Lock material numbers on the sealed sample card. If the insert is 5 mm PU at density 0.20 g/cm3 in development, do not accept a bulk substitution to lower-density memory foam without a new wear trial. The same rule applies to strobel fabric GSM, counter grade, and insole board thickness. In wide-fit product, small component downgrades show up quickly as fit complaints.

  • Test base size, one approved width, and one top-end size before bulk confirmation.
  • Run slip, flex, and adhesion tests on the actual large-size construction, not a standard-size proxy.
  • Align occupational or safety claims with the required EN ISO or ASTM standard before shipment.
  • Write QC tolerances for ball girth, eyestay gap, sockliner fit, and topline symmetry.
  • Seal foam density, hardness, strobel GSM, and support-component grade on the approved sample sheet.

6. Lock lead time, replenishment logic, and export packaging before PO release

Lead time for wide fit footwear sourcing is usually longer than for a standard-size repeat order because there is often one extra fit round. If the supplier already has suitable lasts and outsole coverage, first prototype usually takes 20-30 days. A second round adds another 10-15 days. New last development normally adds 10-15 days. If new outsole molds or top-size cavities are required, add about 15-30 days including trial shots and bottom confirmation. Once all assets are approved, bulk production usually needs 35-55 days for simple cemented product and 45-60 days for more complex constructions or peak season loading.

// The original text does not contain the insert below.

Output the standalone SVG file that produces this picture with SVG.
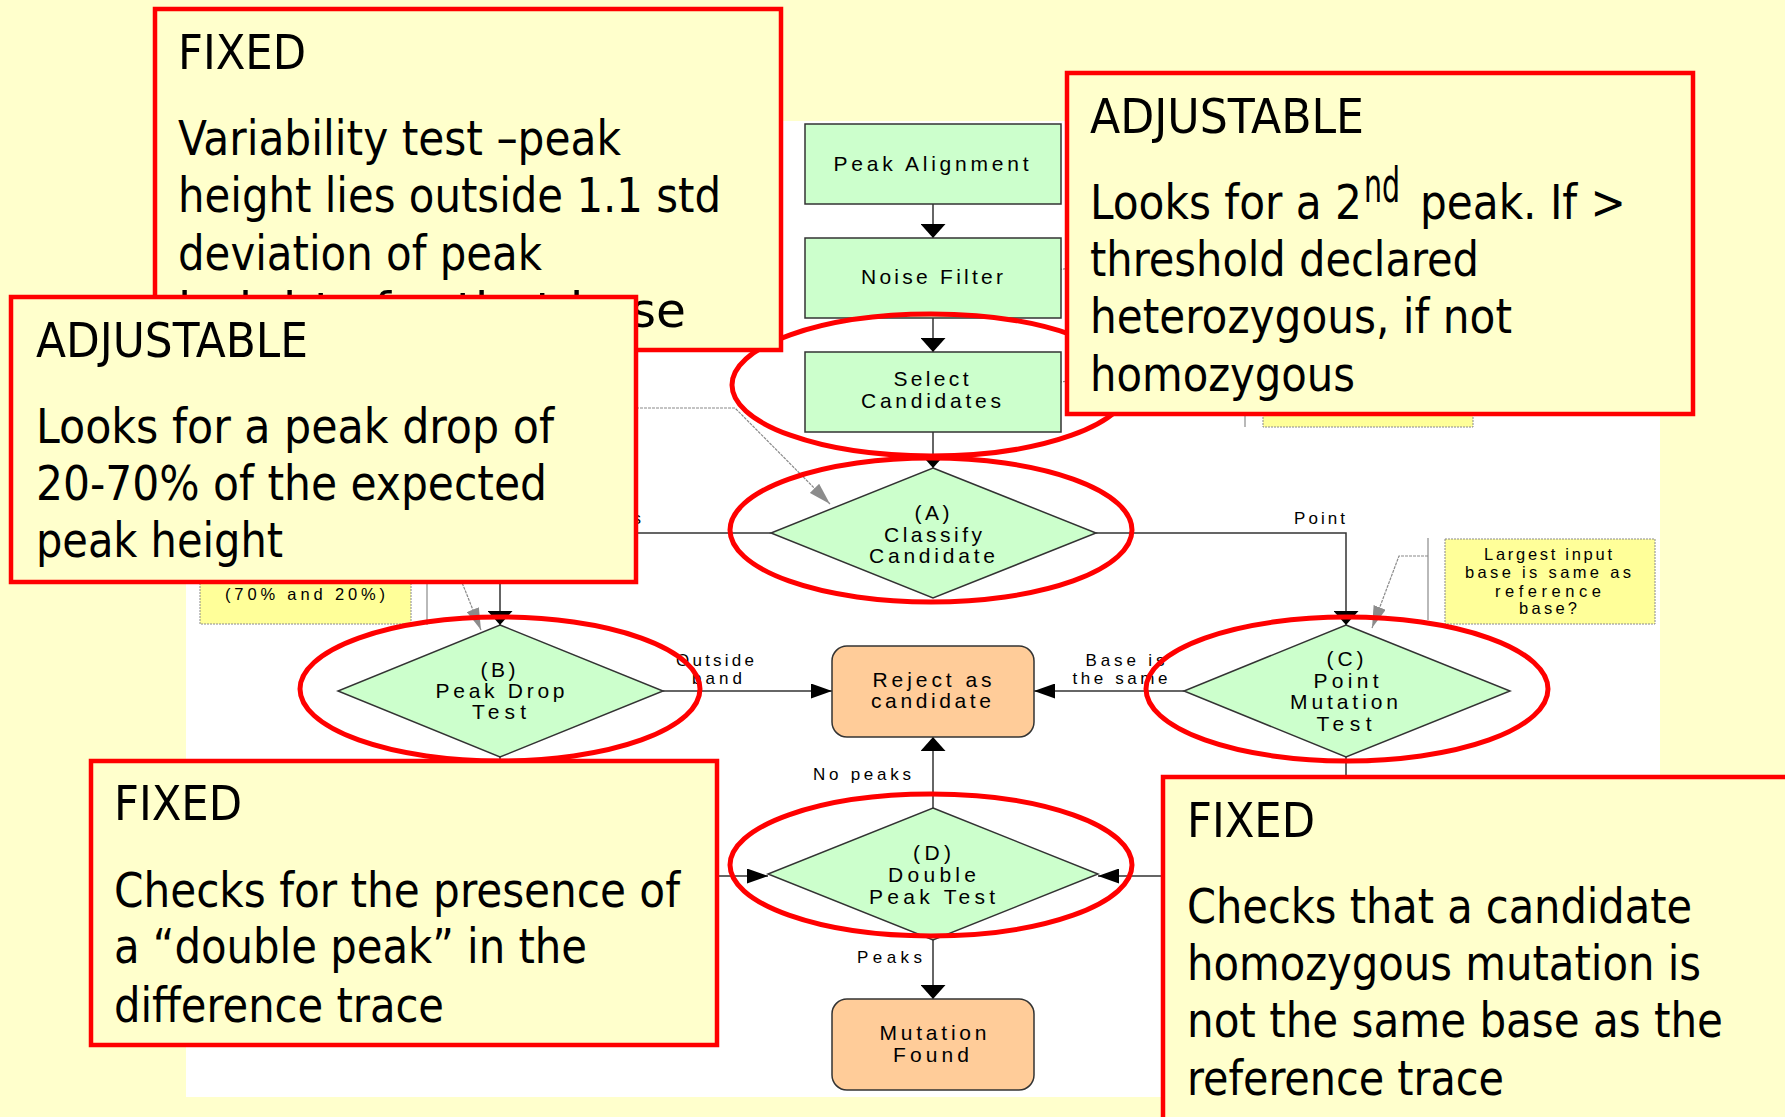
<svg xmlns="http://www.w3.org/2000/svg" width="1785" height="1117" viewBox="0 0 1785 1117">
  <style>
    .bg { fill: #FFFFCC; }
    .sheet { fill: #FFFFFF; }
    .proc { fill: #CCFFCC; stroke: #333333; stroke-width: 1.5; }
    .term { fill: #FFCC99; stroke: #333333; stroke-width: 1.5; }
    .note { fill: #FFFF99; stroke: #8A8A8A; stroke-width: 1; stroke-dasharray: 2 1; }
    .bracket { fill: none; stroke: #8A8A8A; stroke-width: 1.2; }
    .ft { font-family: "Liberation Sans", Arial, sans-serif; font-size: 21px; fill: #000000; text-anchor: middle; }
    .lbl { font-family: "Liberation Sans", Arial, sans-serif; font-size: 17px; fill: #000000; }
    .nt { font-family: "Liberation Sans", Arial, sans-serif; font-size: 16.5px; fill: #000000; text-anchor: middle; }
    .conn { fill: none; stroke: #333333; stroke-width: 1.5; }
    .ann { fill: none; stroke: #8A8A8A; stroke-width: 1.2; stroke-dasharray: 3 1; }
    .ring { fill: none; stroke: #FF0000; stroke-width: 5; }
    .callout { fill: #FFFFCC; stroke: #FF0000; stroke-width: 4.5; }
    .ct { font-family: Tahoma, "DejaVu Sans Condensed", "DejaVu Sans", sans-serif; font-size: 48px; fill: #000000; }
  </style>
  <defs>
    <marker id="arrowV" markerUnits="userSpaceOnUse" markerWidth="14" markerHeight="25" refX="14" refY="12.5" orient="auto">
      <path d="M0,0 L14,12.5 L0,25 Z" fill="#000000"/>
    </marker>
    <marker id="arrowH" markerUnits="userSpaceOnUse" markerWidth="21" markerHeight="15" refX="21" refY="7.5" orient="auto">
      <path d="M0,0 L21,7.5 L0,15 Z" fill="#000000"/>
    </marker>
    <marker id="arrowG" markerUnits="userSpaceOnUse" markerWidth="22" markerHeight="13" refX="22" refY="6.5" orient="auto">
      <path d="M0,0 L22,6.5 L0,13 Z" fill="#8C8C8C"/>
    </marker>
  </defs>

  <!-- slide background and flowchart sheet -->
  <rect class="bg" x="0" y="0" width="1785" height="1117"/>
  <rect class="sheet" x="186" y="121" width="1474" height="976"/>

  <!-- side notes of the flowchart -->
  <g id="note-band">
    <rect class="note" x="200" y="515" width="211" height="109"/>
    <text class="nt" x="305" y="600" textLength="160" lengthAdjust="spacing">(70% and 20%)</text>
    <line class="bracket" x1="427" y1="515" x2="427" y2="625"/>
  </g>
  <g id="note-threshold">
    <rect class="note" x="1263" y="375" width="210" height="52"/>
    <line class="bracket" x1="1245" y1="375" x2="1245" y2="427"/>
  </g>
  <g id="note-largest">
    <rect class="note" x="1445" y="539" width="210" height="85"/>
    <text class="nt" x="1548" y="560" textLength="128" lengthAdjust="spacing">Largest input</text>
    <text class="nt" x="1548" y="578" textLength="166" lengthAdjust="spacing">base is same as</text>
    <text class="nt" x="1548" y="597" textLength="106" lengthAdjust="spacing">reference</text>
    <text class="nt" x="1548" y="614" textLength="58" lengthAdjust="spacing">base?</text>
    <line class="bracket" x1="1428" y1="538" x2="1428" y2="620"/>
  </g>

  <!-- connectors -->
  <g id="connectors">
    <path class="conn" d="M933,204 V238" marker-end="url(#arrowV)"/>
    <path class="conn" d="M933,318 V352" marker-end="url(#arrowV)"/>
    <path class="conn" d="M933,432 V468" marker-end="url(#arrowV)"/>
    <path class="conn" d="M771,533 H500 V625" marker-end="url(#arrowV)"/>
    <path class="conn" d="M1096,533 H1346 V625" marker-end="url(#arrowV)"/>
    <path class="conn" d="M663,691 H832" marker-end="url(#arrowH)"/>
    <path class="conn" d="M1184,691 H1034" marker-end="url(#arrowH)"/>
    <path class="conn" d="M933,808 V737" marker-end="url(#arrowV)"/>
    <path class="conn" d="M933,940 V999" marker-end="url(#arrowV)"/>
    <path class="conn" d="M500,757 V876 H768" marker-end="url(#arrowH)"/>
    <path class="conn" d="M1346,757 V876 H1098" marker-end="url(#arrowH)"/>
    <!-- annotation leaders -->
    <path class="ann" d="M600,408 H735 L830,504" marker-end="url(#arrowG)"/>
    <path class="ann" d="M437,520 L481,630" marker-end="url(#arrowG)"/>
    <path class="ann" d="M1428,556 H1399 L1372,628" marker-end="url(#arrowG)"/>
    <path class="ann" d="M1070,268 L1050,271 L1027,274" marker-end="url(#arrowG)"/>
    <path class="ann" d="M1070,381 L1050,383 L1027,386" marker-end="url(#arrowG)"/>
    <!-- branch labels -->
    <text class="lbl" x="641" y="524" text-anchor="end">Heterozygous</text>
    <text class="lbl" x="1294" y="524" textLength="51" lengthAdjust="spacing">Point</text>
    <text class="lbl" x="715" y="666" text-anchor="middle" textLength="78" lengthAdjust="spacing">Outside</text>
    <text class="lbl" x="717" y="684" text-anchor="middle" textLength="50" lengthAdjust="spacing">band</text>
    <text class="lbl" x="1125" y="666" text-anchor="middle" textLength="79" lengthAdjust="spacing">Base is</text>
    <text class="lbl" x="1120" y="684" text-anchor="middle" textLength="95" lengthAdjust="spacing">the same</text>
    <text class="lbl" x="813" y="780" textLength="98" lengthAdjust="spacing">No peaks</text>
    <text class="lbl" x="857" y="963" textLength="65" lengthAdjust="spacing">Peaks</text>
  </g>

  <!-- flowchart nodes -->
  <g id="peak-alignment">
    <rect class="proc" x="805" y="124" width="256" height="80"/>
    <text class="ft" x="931" y="171" textLength="195" lengthAdjust="spacing">Peak Alignment</text>
  </g>
  <g id="noise-filter">
    <rect class="proc" x="805" y="238" width="256" height="80"/>
    <text class="ft" x="932" y="284" textLength="142" lengthAdjust="spacing">Noise Filter</text>
  </g>
  <g id="select-candidates">
    <rect class="proc" x="805" y="352" width="256" height="80"/>
    <text class="ft" x="931" y="386" textLength="75" lengthAdjust="spacing">Select</text>
    <text class="ft" x="931" y="408" textLength="140" lengthAdjust="spacing">Candidates</text>
  </g>
  <g id="classify-candidate">
    <polygon class="proc" points="933,468 1096,533 933,598 771,533"/>
    <text class="ft" x="932" y="520" textLength="35" lengthAdjust="spacing">(A)</text>
    <text class="ft" x="933" y="542" textLength="98" lengthAdjust="spacing">Classify</text>
    <text class="ft" x="932" y="563" textLength="126" lengthAdjust="spacing">Candidate</text>
  </g>
  <g id="peak-drop-test">
    <polygon class="proc" points="500,625 663,691 500,757 338,691"/>
    <text class="ft" x="498" y="677" textLength="35" lengthAdjust="spacing">(B)</text>
    <text class="ft" x="500" y="698" textLength="129" lengthAdjust="spacing">Peak Drop</text>
    <text class="ft" x="499" y="719" textLength="54" lengthAdjust="spacing">Test</text>
  </g>
  <g id="reject">
    <rect class="term" x="832" y="646" width="202" height="91" rx="15" ry="15"/>
    <text class="ft" x="932" y="687" textLength="119" lengthAdjust="spacing">Reject as</text>
    <text class="ft" x="931" y="708" textLength="120" lengthAdjust="spacing">candidate</text>
  </g>
  <g id="point-mutation-test">
    <polygon class="proc" points="1346,625 1510,691 1346,757 1184,691"/>
    <text class="ft" x="1345" y="666" textLength="37" lengthAdjust="spacing">(C)</text>
    <text class="ft" x="1346" y="688" textLength="65" lengthAdjust="spacing">Point</text>
    <text class="ft" x="1344" y="709" textLength="108" lengthAdjust="spacing">Mutation</text>
    <text class="ft" x="1344" y="731" textLength="55" lengthAdjust="spacing">Test</text>
  </g>
  <g id="double-peak-test">
    <polygon class="proc" points="933,808 1098,874 933,940 768,874"/>
    <text class="ft" x="932" y="860" textLength="38" lengthAdjust="spacing">(D)</text>
    <text class="ft" x="932" y="882" textLength="88" lengthAdjust="spacing">Double</text>
    <text class="ft" x="932" y="904" textLength="126" lengthAdjust="spacing">Peak Test</text>
  </g>
  <g id="mutation-found">
    <rect class="term" x="832" y="999" width="202" height="91" rx="15" ry="15"/>
    <text class="ft" x="933" y="1040" textLength="107" lengthAdjust="spacing">Mutation</text>
    <text class="ft" x="931" y="1062" textLength="76" lengthAdjust="spacing">Found</text>
  </g>

  <!-- highlight rings -->
  <g id="highlights">
    <ellipse class="ring" cx="931" cy="385" rx="199" ry="71"/>
    <ellipse class="ring" cx="931" cy="530" rx="201" ry="72"/>
    <ellipse class="ring" cx="500" cy="689" rx="200" ry="72"/>
    <ellipse class="ring" cx="1347" cy="689" rx="201" ry="72"/>
    <ellipse class="ring" cx="931" cy="865" rx="201" ry="71"/>
  </g>

  <!-- explanatory callouts -->
  <g id="callout-variability">
    <rect class="callout" x="155" y="9" width="626" height="341"/>
    <text class="ct" x="178" y="69" textLength="128" lengthAdjust="spacingAndGlyphs">FIXED</text>
    <text class="ct" x="178" y="155" textLength="443" lengthAdjust="spacingAndGlyphs">Variability test –peak</text>
    <text class="ct" x="178" y="212" textLength="543" lengthAdjust="spacingAndGlyphs">height lies outside 1.1 std</text>
    <text class="ct" x="178" y="270" textLength="364" lengthAdjust="spacingAndGlyphs">deviation of peak</text>
    <text class="ct" x="178" y="327" textLength="508" lengthAdjust="spacingAndGlyphs">heights for that base</text>
  </g>
  <g id="callout-double-peak">
    <rect class="callout" x="1067" y="73" width="626" height="341"/>
    <text class="ct" x="1090" y="133" textLength="274" lengthAdjust="spacingAndGlyphs">ADJUSTABLE</text>
    <text class="ct" x="1090" y="219" textLength="272" lengthAdjust="spacingAndGlyphs">Looks for a 2</text>
    <text class="ct" x="1364" y="202" font-size="28" textLength="36" lengthAdjust="spacingAndGlyphs">nd</text>
    <text class="ct" x="1420" y="219" textLength="206" lengthAdjust="spacingAndGlyphs">peak. If &gt;</text>
    <text class="ct" x="1090" y="276" textLength="389" lengthAdjust="spacingAndGlyphs">threshold declared</text>
    <text class="ct" x="1090" y="333" textLength="422" lengthAdjust="spacingAndGlyphs">heterozygous, if not</text>
    <text class="ct" x="1090" y="391" textLength="265" lengthAdjust="spacingAndGlyphs">homozygous</text>
  </g>
  <g id="callout-presence">
    <rect class="callout" x="91" y="761" width="626" height="284"/>
    <text class="ct" x="114" y="820" textLength="128" lengthAdjust="spacingAndGlyphs">FIXED</text>
    <text class="ct" x="114" y="907" textLength="566" lengthAdjust="spacingAndGlyphs">Checks for the presence of</text>
    <text class="ct" x="114" y="963" textLength="473" lengthAdjust="spacingAndGlyphs">a “double peak” in the</text>
    <text class="ct" x="114" y="1022" textLength="330" lengthAdjust="spacingAndGlyphs">difference trace</text>
  </g>
  <g id="callout-homozygous">
    <rect class="callout" x="1163" y="777" width="700" height="400"/>
    <text class="ct" x="1187" y="837" textLength="128" lengthAdjust="spacingAndGlyphs">FIXED</text>
    <text class="ct" x="1187" y="923" textLength="505" lengthAdjust="spacingAndGlyphs">Checks that a candidate</text>
    <text class="ct" x="1187" y="980" textLength="514" lengthAdjust="spacingAndGlyphs">homozygous mutation is</text>
    <text class="ct" x="1187" y="1037" textLength="536" lengthAdjust="spacingAndGlyphs">not the same base as the</text>
    <text class="ct" x="1187" y="1095" textLength="317" lengthAdjust="spacingAndGlyphs">reference trace</text>
  </g>
  <g id="callout-peak-drop">
    <rect class="callout" x="11" y="297" width="625" height="285"/>
    <text class="ct" x="36" y="357" textLength="272" lengthAdjust="spacingAndGlyphs">ADJUSTABLE</text>
    <text class="ct" x="36" y="443" textLength="518" lengthAdjust="spacingAndGlyphs">Looks for a peak drop of</text>
    <text class="ct" x="36" y="500" textLength="511" lengthAdjust="spacingAndGlyphs">20-70% of the expected</text>
    <text class="ct" x="36" y="557" textLength="247" lengthAdjust="spacingAndGlyphs">peak height</text>
  </g>
</svg>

Replenishment should be negotiated before the first order is placed. Most factories do not keep extra stock of size 50-52 outsoles, oversized sockliners, extra-long laces, or width-specific insoles unless the buyer reserves material. If repeat business is expected, define which common materials will stay open and what reorder MOQ the supplier can accept. With shared uppers and stocked bottoms, some factories can support a 300-600 pair replenishment per color, but only if the line plan and material carryover are agreed in advance.

Packaging also needs technical review. Larger pairs need larger boxes, stronger corrugate, and often fewer pairs per master carton. For men’s EU 50+ or bulky 4E walking shoes, moving from 6 pairs to 4 pairs per carton often reduces box crush and outsole marking during long transit. Ask for carton board grade or ECT specification, not just carton dimensions. Extended-size cartons fail more often because pair weight is higher and internal movement is greater, especially in humid shipping conditions.

Finally, review the size curve with discipline. The common mistake is copying a standard-size buy curve into an extended-size program. That leaves the factory with isolated quantities in top-end sizes that miss MOQ and become expensive to replenish. It is better to launch with a conservative curve, reserve a little common material, and widen the top-size buy only after real sales data confirms demand.

Pre-PO bulk checklist

Before deposit payment, make sure the commercial PO and technical approval pack say the same thing. This is where many sourcing teams lose control between development and production.

Key takeaways

  • Treat wide and extended sizes as a separate engineering program with dedicated lasts, grading rules, and QC points.
  • Audit the supplier’s last room, outsole coverage, and real production share in large sizes before approving development.
  • Control fit through ball girth, instep volume, heel hold, foam spec, and support components rather than relying on softer uppers.
  • Expect MOQ to run about 15-35% above standard programs and budget clearly for last and mold charges.
  • Validate actual wide-width and top-end sizes with wear trials and EN ISO or ASTM checks where claims apply.
  • Lock replenishment MOQ, carryover materials, carton specification, and size curves before PO release to avoid repeat-order problems.